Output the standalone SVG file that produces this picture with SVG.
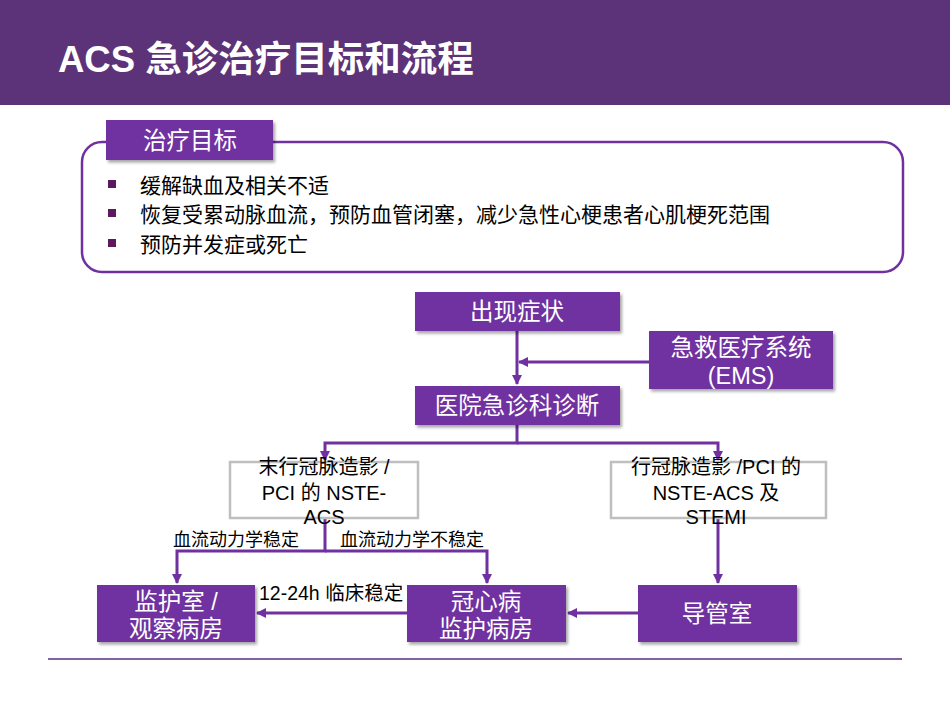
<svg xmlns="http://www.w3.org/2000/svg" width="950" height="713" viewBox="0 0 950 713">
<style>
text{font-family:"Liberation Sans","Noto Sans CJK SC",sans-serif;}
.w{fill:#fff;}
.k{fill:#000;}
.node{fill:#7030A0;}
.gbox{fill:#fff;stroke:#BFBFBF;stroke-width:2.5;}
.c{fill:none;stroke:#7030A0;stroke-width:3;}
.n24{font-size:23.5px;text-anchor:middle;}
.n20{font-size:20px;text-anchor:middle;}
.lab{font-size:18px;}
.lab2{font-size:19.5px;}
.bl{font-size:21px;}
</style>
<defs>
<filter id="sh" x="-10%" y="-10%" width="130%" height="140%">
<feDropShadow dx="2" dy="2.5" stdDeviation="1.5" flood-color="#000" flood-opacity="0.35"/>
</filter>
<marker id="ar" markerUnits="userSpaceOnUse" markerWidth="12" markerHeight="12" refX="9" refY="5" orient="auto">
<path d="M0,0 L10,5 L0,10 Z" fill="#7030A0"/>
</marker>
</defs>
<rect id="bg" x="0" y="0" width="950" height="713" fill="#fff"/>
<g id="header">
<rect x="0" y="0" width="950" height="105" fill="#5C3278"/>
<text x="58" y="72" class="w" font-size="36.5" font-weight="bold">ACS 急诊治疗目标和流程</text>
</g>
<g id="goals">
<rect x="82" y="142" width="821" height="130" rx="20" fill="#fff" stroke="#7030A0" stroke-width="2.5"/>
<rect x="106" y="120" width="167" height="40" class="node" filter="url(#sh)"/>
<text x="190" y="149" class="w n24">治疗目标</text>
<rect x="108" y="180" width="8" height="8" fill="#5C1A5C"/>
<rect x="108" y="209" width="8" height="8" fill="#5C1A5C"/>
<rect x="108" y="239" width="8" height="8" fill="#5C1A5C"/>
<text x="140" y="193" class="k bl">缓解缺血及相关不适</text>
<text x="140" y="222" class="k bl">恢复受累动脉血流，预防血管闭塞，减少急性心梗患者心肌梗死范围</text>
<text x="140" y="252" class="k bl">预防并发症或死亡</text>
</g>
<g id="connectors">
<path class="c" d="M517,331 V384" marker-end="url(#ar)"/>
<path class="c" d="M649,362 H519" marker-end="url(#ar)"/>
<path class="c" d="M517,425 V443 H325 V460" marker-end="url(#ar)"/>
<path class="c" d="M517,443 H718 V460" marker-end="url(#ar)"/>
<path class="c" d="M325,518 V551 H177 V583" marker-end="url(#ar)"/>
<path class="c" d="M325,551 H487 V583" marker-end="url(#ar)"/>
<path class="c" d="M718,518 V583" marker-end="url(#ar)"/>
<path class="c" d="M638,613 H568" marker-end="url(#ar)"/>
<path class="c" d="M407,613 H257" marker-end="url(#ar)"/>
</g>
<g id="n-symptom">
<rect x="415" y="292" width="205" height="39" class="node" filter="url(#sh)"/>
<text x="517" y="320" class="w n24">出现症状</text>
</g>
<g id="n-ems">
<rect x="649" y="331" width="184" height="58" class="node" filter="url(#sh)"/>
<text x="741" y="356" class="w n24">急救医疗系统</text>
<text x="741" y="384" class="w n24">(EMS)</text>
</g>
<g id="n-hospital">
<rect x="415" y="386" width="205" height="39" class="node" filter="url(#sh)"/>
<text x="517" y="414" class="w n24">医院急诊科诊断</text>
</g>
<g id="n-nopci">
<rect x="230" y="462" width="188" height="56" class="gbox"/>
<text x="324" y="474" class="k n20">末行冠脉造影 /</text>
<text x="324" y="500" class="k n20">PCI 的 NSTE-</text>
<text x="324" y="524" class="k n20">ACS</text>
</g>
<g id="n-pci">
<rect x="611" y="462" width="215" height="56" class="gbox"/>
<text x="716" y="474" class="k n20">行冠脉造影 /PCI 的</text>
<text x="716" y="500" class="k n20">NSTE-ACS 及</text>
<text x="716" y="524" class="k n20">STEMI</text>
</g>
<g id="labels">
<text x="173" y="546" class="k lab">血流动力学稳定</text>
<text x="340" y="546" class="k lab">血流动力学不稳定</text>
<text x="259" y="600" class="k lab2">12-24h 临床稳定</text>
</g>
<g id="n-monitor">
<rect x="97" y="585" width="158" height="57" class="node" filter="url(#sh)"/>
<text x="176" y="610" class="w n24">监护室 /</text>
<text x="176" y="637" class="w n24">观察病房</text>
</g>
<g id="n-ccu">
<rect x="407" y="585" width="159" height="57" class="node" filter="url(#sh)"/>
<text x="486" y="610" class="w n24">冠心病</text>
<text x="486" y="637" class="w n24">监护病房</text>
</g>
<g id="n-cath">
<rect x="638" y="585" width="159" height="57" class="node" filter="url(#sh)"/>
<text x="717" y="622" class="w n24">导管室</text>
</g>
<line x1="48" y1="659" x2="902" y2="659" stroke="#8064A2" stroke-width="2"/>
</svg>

○ ○ ○ ○

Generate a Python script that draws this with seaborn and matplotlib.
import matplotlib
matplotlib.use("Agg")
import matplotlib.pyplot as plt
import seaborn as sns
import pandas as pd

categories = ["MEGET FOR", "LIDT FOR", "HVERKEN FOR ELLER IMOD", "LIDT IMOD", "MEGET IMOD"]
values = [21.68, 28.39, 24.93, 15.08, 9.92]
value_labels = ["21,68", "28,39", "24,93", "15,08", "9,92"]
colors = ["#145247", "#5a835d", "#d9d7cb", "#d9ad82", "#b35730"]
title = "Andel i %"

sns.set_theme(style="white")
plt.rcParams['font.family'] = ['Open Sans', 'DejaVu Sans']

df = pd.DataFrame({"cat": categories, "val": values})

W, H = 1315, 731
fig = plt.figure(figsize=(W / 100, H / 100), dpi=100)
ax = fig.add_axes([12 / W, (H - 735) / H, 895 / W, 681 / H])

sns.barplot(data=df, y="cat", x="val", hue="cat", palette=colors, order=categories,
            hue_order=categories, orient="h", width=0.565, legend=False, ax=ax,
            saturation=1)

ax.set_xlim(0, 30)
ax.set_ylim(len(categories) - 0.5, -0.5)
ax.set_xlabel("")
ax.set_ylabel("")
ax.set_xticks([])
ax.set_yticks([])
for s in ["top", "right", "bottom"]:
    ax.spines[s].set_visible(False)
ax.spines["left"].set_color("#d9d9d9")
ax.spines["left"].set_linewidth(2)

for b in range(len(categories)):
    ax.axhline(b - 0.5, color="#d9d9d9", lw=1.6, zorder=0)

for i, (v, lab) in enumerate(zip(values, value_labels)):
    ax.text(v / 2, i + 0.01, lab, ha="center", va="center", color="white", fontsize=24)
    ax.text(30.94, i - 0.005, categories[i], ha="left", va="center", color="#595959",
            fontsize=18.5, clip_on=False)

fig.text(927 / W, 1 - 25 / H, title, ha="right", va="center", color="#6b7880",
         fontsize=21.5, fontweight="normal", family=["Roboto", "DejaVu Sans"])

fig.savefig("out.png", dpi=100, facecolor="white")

○ ○ ○ ○

(Instruction) Return all lines with the word "matplotlib" in them.

(Response)
Generate a Python script that draws this with seaborn and matplotlib.
import matplotlib
matplotlib.use("Agg")
import matplotlib.pyplot as plt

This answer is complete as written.